**DATASET EXCERPT:**
---+---
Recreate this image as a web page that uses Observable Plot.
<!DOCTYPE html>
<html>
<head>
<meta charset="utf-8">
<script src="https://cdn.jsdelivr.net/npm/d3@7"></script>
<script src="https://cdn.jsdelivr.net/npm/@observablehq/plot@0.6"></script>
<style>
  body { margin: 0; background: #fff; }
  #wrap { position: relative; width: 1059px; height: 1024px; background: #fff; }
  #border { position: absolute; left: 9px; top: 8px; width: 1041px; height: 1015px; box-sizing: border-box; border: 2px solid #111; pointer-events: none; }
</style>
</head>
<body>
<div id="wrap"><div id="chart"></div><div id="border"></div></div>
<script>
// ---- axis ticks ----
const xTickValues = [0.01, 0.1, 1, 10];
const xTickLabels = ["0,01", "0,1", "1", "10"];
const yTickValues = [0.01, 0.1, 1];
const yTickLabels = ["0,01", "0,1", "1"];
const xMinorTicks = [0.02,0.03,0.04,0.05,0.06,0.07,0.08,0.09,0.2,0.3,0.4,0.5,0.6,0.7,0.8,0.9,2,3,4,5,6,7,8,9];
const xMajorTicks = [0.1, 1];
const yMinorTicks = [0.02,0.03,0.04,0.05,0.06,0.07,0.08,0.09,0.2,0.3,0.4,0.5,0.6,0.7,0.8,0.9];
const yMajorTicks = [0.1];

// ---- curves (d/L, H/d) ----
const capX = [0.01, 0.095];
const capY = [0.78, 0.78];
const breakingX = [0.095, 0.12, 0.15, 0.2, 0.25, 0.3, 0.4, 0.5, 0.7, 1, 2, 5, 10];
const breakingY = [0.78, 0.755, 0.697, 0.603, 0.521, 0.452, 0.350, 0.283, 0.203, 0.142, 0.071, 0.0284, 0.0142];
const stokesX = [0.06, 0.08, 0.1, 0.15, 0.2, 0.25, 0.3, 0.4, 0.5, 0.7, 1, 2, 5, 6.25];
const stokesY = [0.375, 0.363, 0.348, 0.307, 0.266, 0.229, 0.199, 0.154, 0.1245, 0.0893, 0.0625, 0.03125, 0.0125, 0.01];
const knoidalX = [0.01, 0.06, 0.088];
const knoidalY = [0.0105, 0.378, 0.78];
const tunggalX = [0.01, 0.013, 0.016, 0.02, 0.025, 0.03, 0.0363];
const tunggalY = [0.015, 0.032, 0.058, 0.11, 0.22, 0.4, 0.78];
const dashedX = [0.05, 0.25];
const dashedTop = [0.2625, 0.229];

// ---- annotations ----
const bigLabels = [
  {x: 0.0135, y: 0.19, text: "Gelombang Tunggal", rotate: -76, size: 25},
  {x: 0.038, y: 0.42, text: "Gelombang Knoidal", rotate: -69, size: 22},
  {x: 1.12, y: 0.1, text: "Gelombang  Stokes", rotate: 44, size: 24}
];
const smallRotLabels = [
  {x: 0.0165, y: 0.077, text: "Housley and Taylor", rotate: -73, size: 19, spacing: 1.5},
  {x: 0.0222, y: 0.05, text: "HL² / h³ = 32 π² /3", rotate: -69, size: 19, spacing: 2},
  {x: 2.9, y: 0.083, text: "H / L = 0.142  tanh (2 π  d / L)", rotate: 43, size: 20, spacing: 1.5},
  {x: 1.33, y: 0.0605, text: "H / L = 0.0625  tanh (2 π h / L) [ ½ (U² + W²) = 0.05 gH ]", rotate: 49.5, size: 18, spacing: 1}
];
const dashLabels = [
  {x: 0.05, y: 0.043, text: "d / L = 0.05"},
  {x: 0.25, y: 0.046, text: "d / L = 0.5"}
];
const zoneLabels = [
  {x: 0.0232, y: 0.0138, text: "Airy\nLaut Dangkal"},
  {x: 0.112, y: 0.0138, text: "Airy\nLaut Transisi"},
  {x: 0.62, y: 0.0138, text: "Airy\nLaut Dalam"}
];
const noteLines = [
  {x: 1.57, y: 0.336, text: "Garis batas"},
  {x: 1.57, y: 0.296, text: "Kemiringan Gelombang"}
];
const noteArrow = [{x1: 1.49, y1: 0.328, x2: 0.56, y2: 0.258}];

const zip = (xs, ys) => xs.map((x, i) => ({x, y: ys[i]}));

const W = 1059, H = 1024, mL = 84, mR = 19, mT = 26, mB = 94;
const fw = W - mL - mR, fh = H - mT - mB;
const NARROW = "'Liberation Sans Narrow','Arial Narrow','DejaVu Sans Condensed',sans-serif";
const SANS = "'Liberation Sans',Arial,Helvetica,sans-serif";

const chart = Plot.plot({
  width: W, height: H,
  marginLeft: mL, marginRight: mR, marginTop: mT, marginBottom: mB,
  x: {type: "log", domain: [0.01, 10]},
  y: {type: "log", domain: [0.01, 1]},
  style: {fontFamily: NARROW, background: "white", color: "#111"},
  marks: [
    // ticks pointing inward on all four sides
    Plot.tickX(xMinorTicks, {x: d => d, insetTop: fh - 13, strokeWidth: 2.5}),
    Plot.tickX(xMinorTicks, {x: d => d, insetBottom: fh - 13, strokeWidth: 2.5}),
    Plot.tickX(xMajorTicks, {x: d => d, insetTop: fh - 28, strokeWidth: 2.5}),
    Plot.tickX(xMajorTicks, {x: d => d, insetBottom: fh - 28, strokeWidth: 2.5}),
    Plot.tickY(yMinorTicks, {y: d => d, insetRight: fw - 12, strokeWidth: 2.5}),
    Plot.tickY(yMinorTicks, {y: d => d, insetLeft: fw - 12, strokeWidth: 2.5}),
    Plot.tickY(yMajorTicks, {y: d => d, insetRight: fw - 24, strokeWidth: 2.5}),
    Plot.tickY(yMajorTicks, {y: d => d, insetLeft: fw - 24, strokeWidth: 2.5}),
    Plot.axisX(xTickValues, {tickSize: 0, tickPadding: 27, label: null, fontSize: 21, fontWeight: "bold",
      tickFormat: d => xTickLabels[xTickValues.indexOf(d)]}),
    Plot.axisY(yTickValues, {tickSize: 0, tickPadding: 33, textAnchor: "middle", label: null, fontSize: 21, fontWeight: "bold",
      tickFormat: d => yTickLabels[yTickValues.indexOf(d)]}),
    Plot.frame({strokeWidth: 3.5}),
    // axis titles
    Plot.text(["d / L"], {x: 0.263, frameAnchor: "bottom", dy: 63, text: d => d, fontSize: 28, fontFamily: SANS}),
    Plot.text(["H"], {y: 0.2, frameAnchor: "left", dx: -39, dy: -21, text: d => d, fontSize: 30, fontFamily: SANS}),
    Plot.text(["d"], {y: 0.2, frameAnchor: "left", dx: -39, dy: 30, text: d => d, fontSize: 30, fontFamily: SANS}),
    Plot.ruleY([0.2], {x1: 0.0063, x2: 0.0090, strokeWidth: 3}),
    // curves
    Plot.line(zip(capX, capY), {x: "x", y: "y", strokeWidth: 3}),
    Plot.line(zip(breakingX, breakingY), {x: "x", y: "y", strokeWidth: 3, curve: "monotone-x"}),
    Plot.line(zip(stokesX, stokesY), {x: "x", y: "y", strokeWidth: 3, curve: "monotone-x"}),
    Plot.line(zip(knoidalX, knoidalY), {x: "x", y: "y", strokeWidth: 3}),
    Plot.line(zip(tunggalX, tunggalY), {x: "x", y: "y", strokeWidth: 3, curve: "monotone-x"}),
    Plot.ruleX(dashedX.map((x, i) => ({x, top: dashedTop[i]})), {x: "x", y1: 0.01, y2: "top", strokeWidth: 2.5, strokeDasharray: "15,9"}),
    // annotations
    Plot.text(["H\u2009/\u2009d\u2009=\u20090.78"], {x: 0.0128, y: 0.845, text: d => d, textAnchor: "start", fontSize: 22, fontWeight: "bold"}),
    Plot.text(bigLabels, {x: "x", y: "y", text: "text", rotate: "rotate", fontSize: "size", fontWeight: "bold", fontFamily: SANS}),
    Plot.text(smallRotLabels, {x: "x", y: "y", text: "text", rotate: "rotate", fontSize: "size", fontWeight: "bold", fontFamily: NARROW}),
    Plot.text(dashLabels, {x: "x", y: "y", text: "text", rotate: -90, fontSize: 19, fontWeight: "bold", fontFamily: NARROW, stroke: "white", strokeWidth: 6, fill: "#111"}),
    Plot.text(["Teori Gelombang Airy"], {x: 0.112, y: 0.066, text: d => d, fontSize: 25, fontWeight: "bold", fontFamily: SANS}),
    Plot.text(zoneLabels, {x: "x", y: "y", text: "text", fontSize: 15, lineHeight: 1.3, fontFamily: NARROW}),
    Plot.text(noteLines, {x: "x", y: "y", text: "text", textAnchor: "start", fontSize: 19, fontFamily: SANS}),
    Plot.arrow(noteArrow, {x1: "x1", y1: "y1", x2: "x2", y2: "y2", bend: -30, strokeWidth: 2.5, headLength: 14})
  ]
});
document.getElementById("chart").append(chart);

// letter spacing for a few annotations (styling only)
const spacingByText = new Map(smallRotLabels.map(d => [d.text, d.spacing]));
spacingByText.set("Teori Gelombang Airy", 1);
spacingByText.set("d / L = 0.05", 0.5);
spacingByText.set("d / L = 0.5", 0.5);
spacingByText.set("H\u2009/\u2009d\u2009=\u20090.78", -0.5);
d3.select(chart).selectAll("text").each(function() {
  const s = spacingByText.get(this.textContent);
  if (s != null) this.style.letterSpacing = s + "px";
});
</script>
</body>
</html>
---+---
**WHAT THE TASK REQUIRES:** Print from the first line through the line that contains "const dashedTop = [0.2625, 0.229];", please, including both, and leave out every line outside that stretch.

**OUTPUT BELOW:**
Recreate this image as a web page that uses Observable Plot.
<!DOCTYPE html>
<html>
<head>
<meta charset="utf-8">
<script src="https://cdn.jsdelivr.net/npm/d3@7"></script>
<script src="https://cdn.jsdelivr.net/npm/@observablehq/plot@0.6"></script>
<style>
  body { margin: 0; background: #fff; }
  #wrap { position: relative; width: 1059px; height: 1024px; background: #fff; }
  #border { position: absolute; left: 9px; top: 8px; width: 1041px; height: 1015px; box-sizing: border-box; border: 2px solid #111; pointer-events: none; }
</style>
</head>
<body>
<div id="wrap"><div id="chart"></div><div id="border"></div></div>
<script>
// ---- axis ticks ----
const xTickValues = [0.01, 0.1, 1, 10];
const xTickLabels = ["0,01", "0,1", "1", "10"];
const yTickValues = [0.01, 0.1, 1];
const yTickLabels = ["0,01", "0,1", "1"];
const xMinorTicks = [0.02,0.03,0.04,0.05,0.06,0.07,0.08,0.09,0.2,0.3,0.4,0.5,0.6,0.7,0.8,0.9,2,3,4,5,6,7,8,9];
const xMajorTicks = [0.1, 1];
const yMinorTicks = [0.02,0.03,0.04,0.05,0.06,0.07,0.08,0.09,0.2,0.3,0.4,0.5,0.6,0.7,0.8,0.9];
const yMajorTicks = [0.1];

// ---- curves (d/L, H/d) ----
const capX = [0.01, 0.095];
const capY = [0.78, 0.78];
const breakingX = [0.095, 0.12, 0.15, 0.2, 0.25, 0.3, 0.4, 0.5, 0.7, 1, 2, 5, 10];
const breakingY = [0.78, 0.755, 0.697, 0.603, 0.521, 0.452, 0.350, 0.283, 0.203, 0.142, 0.071, 0.0284, 0.0142];
const stokesX = [0.06, 0.08, 0.1, 0.15, 0.2, 0.25, 0.3, 0.4, 0.5, 0.7, 1, 2, 5, 6.25];
const stokesY = [0.375, 0.363, 0.348, 0.307, 0.266, 0.229, 0.199, 0.154, 0.1245, 0.0893, 0.0625, 0.03125, 0.0125, 0.01];
const knoidalX = [0.01, 0.06, 0.088];
const knoidalY = [0.0105, 0.378, 0.78];
const tunggalX = [0.01, 0.013, 0.016, 0.02, 0.025, 0.03, 0.0363];
const tunggalY = [0.015, 0.032, 0.058, 0.11, 0.22, 0.4, 0.78];
const dashedX = [0.05, 0.25];
const dashedTop = [0.2625, 0.229];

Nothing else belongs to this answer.